Print the entries that appear below, exactly as written and without their pictures.

(Records with drawing code)
┄┄┄┄┄┄

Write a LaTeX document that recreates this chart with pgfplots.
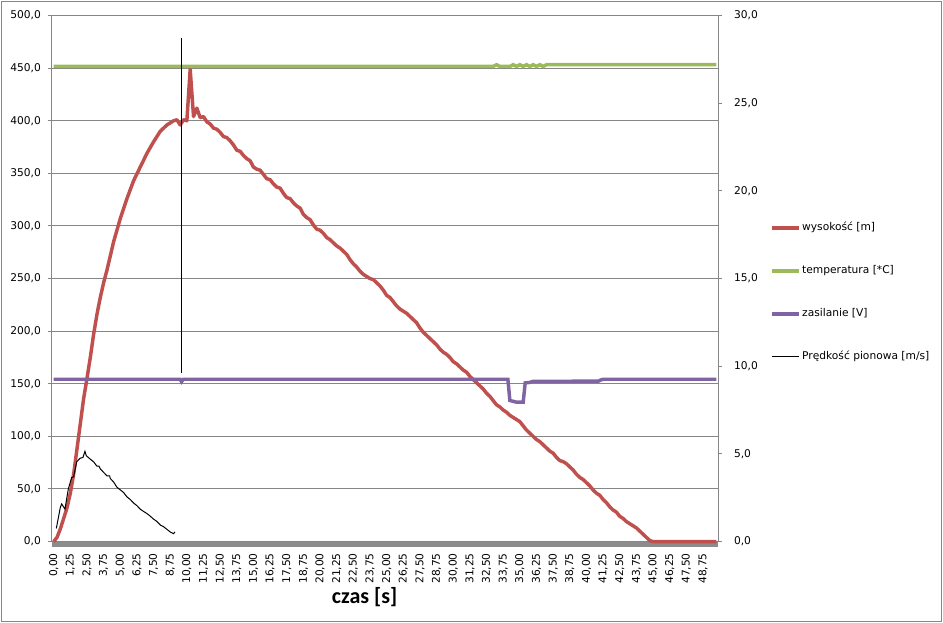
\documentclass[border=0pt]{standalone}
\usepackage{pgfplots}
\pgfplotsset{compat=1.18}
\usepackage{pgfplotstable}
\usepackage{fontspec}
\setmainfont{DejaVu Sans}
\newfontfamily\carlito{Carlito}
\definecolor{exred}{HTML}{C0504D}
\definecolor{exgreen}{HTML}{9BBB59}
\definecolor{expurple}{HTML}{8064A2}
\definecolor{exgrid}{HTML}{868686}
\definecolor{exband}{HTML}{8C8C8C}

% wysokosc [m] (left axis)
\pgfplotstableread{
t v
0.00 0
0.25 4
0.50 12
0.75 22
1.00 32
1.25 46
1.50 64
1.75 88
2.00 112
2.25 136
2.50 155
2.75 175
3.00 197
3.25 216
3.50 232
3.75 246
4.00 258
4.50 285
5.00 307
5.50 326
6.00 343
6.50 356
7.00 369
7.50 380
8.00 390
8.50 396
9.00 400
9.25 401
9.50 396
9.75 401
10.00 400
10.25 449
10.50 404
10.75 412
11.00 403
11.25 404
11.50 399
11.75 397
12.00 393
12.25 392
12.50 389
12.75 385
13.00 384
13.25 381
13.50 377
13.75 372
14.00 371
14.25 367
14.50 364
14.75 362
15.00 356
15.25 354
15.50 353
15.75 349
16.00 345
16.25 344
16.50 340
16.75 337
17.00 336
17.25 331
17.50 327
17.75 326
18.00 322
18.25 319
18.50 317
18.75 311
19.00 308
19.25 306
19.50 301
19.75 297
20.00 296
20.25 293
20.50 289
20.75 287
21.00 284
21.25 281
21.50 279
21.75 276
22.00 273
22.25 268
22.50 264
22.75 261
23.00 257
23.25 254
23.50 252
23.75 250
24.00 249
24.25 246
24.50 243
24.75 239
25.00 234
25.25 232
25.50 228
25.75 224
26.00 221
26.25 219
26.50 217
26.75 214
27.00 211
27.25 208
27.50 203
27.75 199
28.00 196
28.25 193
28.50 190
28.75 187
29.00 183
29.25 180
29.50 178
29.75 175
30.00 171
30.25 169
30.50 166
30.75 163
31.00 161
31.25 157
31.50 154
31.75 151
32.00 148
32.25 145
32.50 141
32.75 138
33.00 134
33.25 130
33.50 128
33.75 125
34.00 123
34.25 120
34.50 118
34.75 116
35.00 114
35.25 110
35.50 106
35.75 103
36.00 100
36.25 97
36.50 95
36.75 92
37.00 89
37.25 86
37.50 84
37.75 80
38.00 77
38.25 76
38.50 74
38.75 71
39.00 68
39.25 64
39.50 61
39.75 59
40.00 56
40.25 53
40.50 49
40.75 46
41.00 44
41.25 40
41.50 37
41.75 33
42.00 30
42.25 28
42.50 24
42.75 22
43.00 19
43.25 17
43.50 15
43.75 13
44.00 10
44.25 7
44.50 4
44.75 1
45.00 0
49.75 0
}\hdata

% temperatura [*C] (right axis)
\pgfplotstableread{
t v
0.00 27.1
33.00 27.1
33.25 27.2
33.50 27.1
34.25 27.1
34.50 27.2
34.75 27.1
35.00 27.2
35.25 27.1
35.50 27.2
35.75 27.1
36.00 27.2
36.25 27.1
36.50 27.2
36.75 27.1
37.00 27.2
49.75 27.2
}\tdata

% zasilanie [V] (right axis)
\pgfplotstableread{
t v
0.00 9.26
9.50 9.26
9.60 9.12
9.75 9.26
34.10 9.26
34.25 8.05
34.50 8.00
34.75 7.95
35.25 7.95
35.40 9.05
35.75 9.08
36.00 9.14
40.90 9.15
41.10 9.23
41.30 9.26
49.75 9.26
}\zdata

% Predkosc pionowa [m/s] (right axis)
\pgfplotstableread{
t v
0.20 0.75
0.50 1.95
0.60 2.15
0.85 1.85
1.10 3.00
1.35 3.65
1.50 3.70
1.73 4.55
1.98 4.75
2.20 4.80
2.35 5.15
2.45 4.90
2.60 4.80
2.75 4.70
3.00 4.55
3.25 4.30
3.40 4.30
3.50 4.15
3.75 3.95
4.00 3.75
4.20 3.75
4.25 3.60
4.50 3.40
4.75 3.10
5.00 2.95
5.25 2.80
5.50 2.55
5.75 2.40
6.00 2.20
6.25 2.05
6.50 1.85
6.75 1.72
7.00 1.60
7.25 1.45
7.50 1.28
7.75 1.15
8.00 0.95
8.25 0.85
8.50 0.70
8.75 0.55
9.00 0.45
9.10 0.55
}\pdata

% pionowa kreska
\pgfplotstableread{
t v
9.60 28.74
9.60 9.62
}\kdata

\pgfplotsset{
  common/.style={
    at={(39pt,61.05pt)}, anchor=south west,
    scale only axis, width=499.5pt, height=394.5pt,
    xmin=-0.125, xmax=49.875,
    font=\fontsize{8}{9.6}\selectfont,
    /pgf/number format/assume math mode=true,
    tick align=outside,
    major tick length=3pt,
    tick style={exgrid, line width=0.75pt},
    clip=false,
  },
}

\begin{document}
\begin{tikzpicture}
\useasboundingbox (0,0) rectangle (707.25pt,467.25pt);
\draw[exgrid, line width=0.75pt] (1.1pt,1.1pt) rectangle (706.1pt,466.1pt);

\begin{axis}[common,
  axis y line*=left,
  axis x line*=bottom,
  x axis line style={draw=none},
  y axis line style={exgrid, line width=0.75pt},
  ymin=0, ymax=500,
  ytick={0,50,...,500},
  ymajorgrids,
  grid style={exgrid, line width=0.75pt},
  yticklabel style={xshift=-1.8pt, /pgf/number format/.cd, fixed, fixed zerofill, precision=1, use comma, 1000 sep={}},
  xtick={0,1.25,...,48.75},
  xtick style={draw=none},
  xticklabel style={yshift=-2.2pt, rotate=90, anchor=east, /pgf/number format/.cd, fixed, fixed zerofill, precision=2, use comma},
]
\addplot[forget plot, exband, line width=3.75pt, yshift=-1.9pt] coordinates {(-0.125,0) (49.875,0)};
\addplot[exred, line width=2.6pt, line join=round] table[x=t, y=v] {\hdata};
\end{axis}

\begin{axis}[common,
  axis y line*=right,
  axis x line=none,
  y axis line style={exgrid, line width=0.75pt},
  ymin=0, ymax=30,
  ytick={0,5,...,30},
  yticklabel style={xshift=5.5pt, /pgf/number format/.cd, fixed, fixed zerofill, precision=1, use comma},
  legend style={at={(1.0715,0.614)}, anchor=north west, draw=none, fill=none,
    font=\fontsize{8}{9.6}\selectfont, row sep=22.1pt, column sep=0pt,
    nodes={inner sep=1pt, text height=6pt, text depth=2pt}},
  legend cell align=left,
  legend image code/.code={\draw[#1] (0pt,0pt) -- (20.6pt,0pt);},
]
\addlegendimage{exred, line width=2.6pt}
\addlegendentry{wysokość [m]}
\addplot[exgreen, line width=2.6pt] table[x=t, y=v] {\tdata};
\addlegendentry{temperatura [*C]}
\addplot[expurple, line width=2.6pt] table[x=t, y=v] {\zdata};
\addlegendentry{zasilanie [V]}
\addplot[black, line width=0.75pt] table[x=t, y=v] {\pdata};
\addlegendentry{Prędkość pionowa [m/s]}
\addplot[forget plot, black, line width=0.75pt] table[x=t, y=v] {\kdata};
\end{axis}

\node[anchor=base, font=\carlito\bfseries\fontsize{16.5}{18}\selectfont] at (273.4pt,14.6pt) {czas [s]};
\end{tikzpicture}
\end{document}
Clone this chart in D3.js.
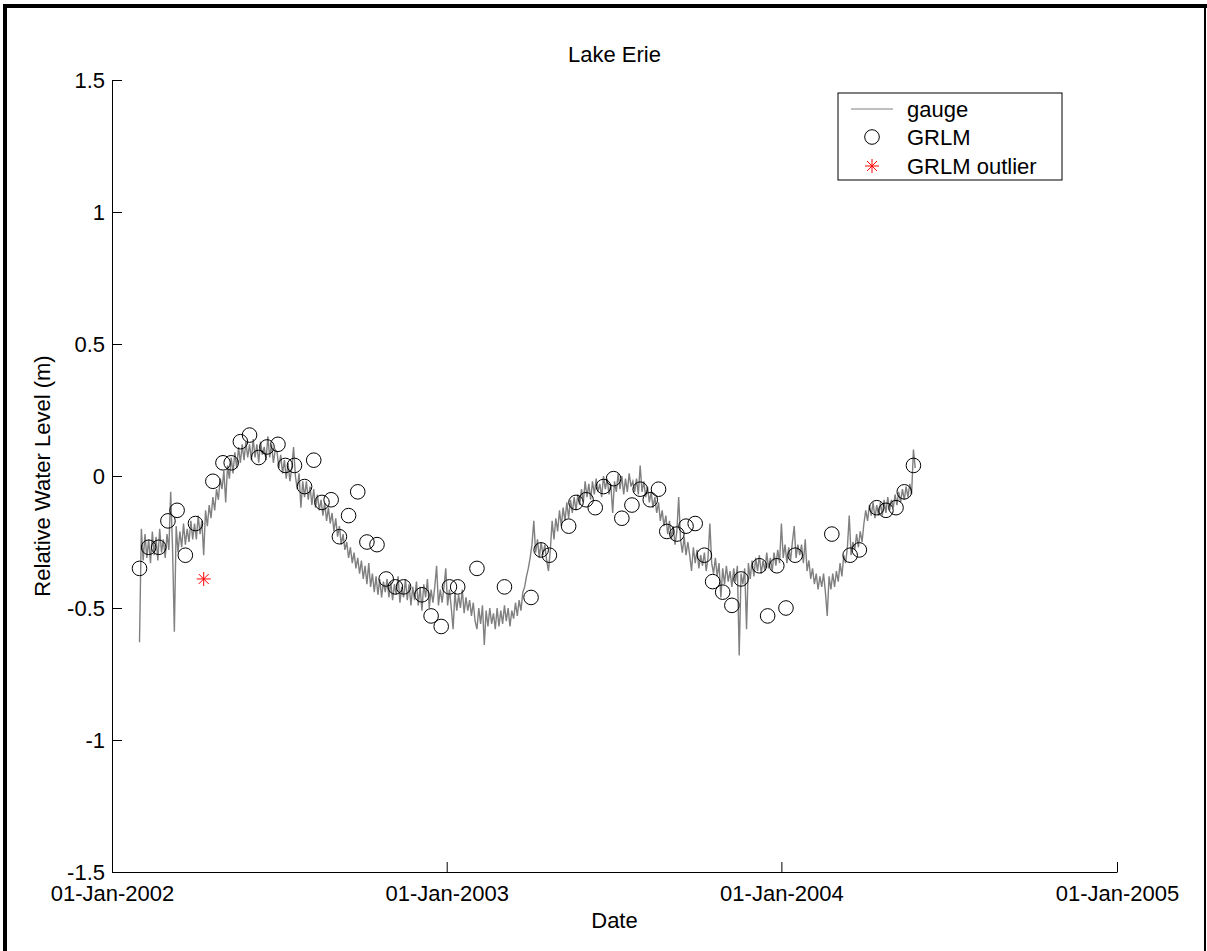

┄┄┄┄┄┄

Response below:
Write a LaTeX document that recreates this chart with pgfplots.
\documentclass[border=0pt]{standalone}
\usepackage{pgfplots}
\pgfplotsset{compat=1.18}
\usepackage{pgfplotstable}
\usepackage{fontspec}
\setmainfont{DejaVu Sans}
\newfontfamily\carlito{Carlito}
\definecolor{exred}{HTML}{C0504D}
\definecolor{exgreen}{HTML}{9BBB59}
\definecolor{expurple}{HTML}{8064A2}
\definecolor{exgrid}{HTML}{868686}
\definecolor{exband}{HTML}{8C8C8C}

% wysokosc [m] (left axis)
\pgfplotstableread{
t v
0.00 0
0.25 4
0.50 12
0.75 22
1.00 32
1.25 46
1.50 64
1.75 88
2.00 112
2.25 136
2.50 155
2.75 175
3.00 197
3.25 216
3.50 232
3.75 246
4.00 258
4.50 285
5.00 307
5.50 326
6.00 343
6.50 356
7.00 369
7.50 380
8.00 390
8.50 396
9.00 400
9.25 401
9.50 396
9.75 401
10.00 400
10.25 449
10.50 404
10.75 412
11.00 403
11.25 404
11.50 399
11.75 397
12.00 393
12.25 392
12.50 389
12.75 385
13.00 384
13.25 381
13.50 377
13.75 372
14.00 371
14.25 367
14.50 364
14.75 362
15.00 356
15.25 354
15.50 353
15.75 349
16.00 345
16.25 344
16.50 340
16.75 337
17.00 336
17.25 331
17.50 327
17.75 326
18.00 322
18.25 319
18.50 317
18.75 311
19.00 308
19.25 306
19.50 301
19.75 297
20.00 296
20.25 293
20.50 289
20.75 287
21.00 284
21.25 281
21.50 279
21.75 276
22.00 273
22.25 268
22.50 264
22.75 261
23.00 257
23.25 254
23.50 252
23.75 250
24.00 249
24.25 246
24.50 243
24.75 239
25.00 234
25.25 232
25.50 228
25.75 224
26.00 221
26.25 219
26.50 217
26.75 214
27.00 211
27.25 208
27.50 203
27.75 199
28.00 196
28.25 193
28.50 190
28.75 187
29.00 183
29.25 180
29.50 178
29.75 175
30.00 171
30.25 169
30.50 166
30.75 163
31.00 161
31.25 157
31.50 154
31.75 151
32.00 148
32.25 145
32.50 141
32.75 138
33.00 134
33.25 130
33.50 128
33.75 125
34.00 123
34.25 120
34.50 118
34.75 116
35.00 114
35.25 110
35.50 106
35.75 103
36.00 100
36.25 97
36.50 95
36.75 92
37.00 89
37.25 86
37.50 84
37.75 80
38.00 77
38.25 76
38.50 74
38.75 71
39.00 68
39.25 64
39.50 61
39.75 59
40.00 56
40.25 53
40.50 49
40.75 46
41.00 44
41.25 40
41.50 37
41.75 33
42.00 30
42.25 28
42.50 24
42.75 22
43.00 19
43.25 17
43.50 15
43.75 13
44.00 10
44.25 7
44.50 4
44.75 1
45.00 0
49.75 0
}\hdata

% temperatura [*C] (right axis)
\pgfplotstableread{
t v
0.00 27.1
33.00 27.1
33.25 27.2
33.50 27.1
34.25 27.1
34.50 27.2
34.75 27.1
35.00 27.2
35.25 27.1
35.50 27.2
35.75 27.1
36.00 27.2
36.25 27.1
36.50 27.2
36.75 27.1
37.00 27.2
49.75 27.2
}\tdata

% zasilanie [V] (right axis)
\pgfplotstableread{
t v
0.00 9.26
9.50 9.26
9.60 9.12
9.75 9.26
34.10 9.26
34.25 8.05
34.50 8.00
34.75 7.95
35.25 7.95
35.40 9.05
35.75 9.08
36.00 9.14
40.90 9.15
41.10 9.23
41.30 9.26
49.75 9.26
}\zdata

% Predkosc pionowa [m/s] (right axis)
\pgfplotstableread{
t v
0.20 0.75
0.50 1.95
0.60 2.15
0.85 1.85
1.10 3.00
1.35 3.65
1.50 3.70
1.73 4.55
1.98 4.75
2.20 4.80
2.35 5.15
2.45 4.90
2.60 4.80
2.75 4.70
3.00 4.55
3.25 4.30
3.40 4.30
3.50 4.15
3.75 3.95
4.00 3.75
4.20 3.75
4.25 3.60
4.50 3.40
4.75 3.10
5.00 2.95
5.25 2.80
5.50 2.55
5.75 2.40
6.00 2.20
6.25 2.05
6.50 1.85
6.75 1.72
7.00 1.60
7.25 1.45
7.50 1.28
7.75 1.15
8.00 0.95
8.25 0.85
8.50 0.70
8.75 0.55
9.00 0.45
9.10 0.55
}\pdata

% pionowa kreska
\pgfplotstableread{
t v
9.60 28.74
9.60 9.62
}\kdata

\pgfplotsset{
  common/.style={
    at={(39pt,61.05pt)}, anchor=south west,
    scale only axis, width=499.5pt, height=394.5pt,
    xmin=-0.125, xmax=49.875,
    font=\fontsize{8}{9.6}\selectfont,
    /pgf/number format/assume math mode=true,
    tick align=outside,
    major tick length=3pt,
    tick style={exgrid, line width=0.75pt},
    clip=false,
  },
}

\begin{document}
\begin{tikzpicture}
\useasboundingbox (0,0) rectangle (707.25pt,467.25pt);
\draw[exgrid, line width=0.75pt] (1.1pt,1.1pt) rectangle (706.1pt,466.1pt);

\begin{axis}[common,
  axis y line*=left,
  axis x line*=bottom,
  x axis line style={draw=none},
  y axis line style={exgrid, line width=0.75pt},
  ymin=0, ymax=500,
  ytick={0,50,...,500},
  ymajorgrids,
  grid style={exgrid, line width=0.75pt},
  yticklabel style={xshift=-1.8pt, /pgf/number format/.cd, fixed, fixed zerofill, precision=1, use comma, 1000 sep={}},
  xtick={0,1.25,...,48.75},
  xtick style={draw=none},
  xticklabel style={yshift=-2.2pt, rotate=90, anchor=east, /pgf/number format/.cd, fixed, fixed zerofill, precision=2, use comma},
]
\addplot[forget plot, exband, line width=3.75pt, yshift=-1.9pt] coordinates {(-0.125,0) (49.875,0)};
\addplot[exred, line width=2.6pt, line join=round] table[x=t, y=v] {\hdata};
\end{axis}

\begin{axis}[common,
  axis y line*=right,
  axis x line=none,
  y axis line style={exgrid, line width=0.75pt},
  ymin=0, ymax=30,
  ytick={0,5,...,30},
  yticklabel style={xshift=5.5pt, /pgf/number format/.cd, fixed, fixed zerofill, precision=1, use comma},
  legend style={at={(1.0715,0.614)}, anchor=north west, draw=none, fill=none,
    font=\fontsize{8}{9.6}\selectfont, row sep=22.1pt, column sep=0pt,
    nodes={inner sep=1pt, text height=6pt, text depth=2pt}},
  legend cell align=left,
  legend image code/.code={\draw[#1] (0pt,0pt) -- (20.6pt,0pt);},
]
\addlegendimage{exred, line width=2.6pt}
\addlegendentry{wysokość [m]}
\addplot[exgreen, line width=2.6pt] table[x=t, y=v] {\tdata};
\addlegendentry{temperatura [*C]}
\addplot[expurple, line width=2.6pt] table[x=t, y=v] {\zdata};
\addlegendentry{zasilanie [V]}
\addplot[black, line width=0.75pt] table[x=t, y=v] {\pdata};
\addlegendentry{Prędkość pionowa [m/s]}
\addplot[forget plot, black, line width=0.75pt] table[x=t, y=v] {\kdata};
\end{axis}

\node[anchor=base, font=\carlito\bfseries\fontsize{16.5}{18}\selectfont] at (273.4pt,14.6pt) {czas [s]};
\end{tikzpicture}
\end{document}
Clone this chart in D3.js.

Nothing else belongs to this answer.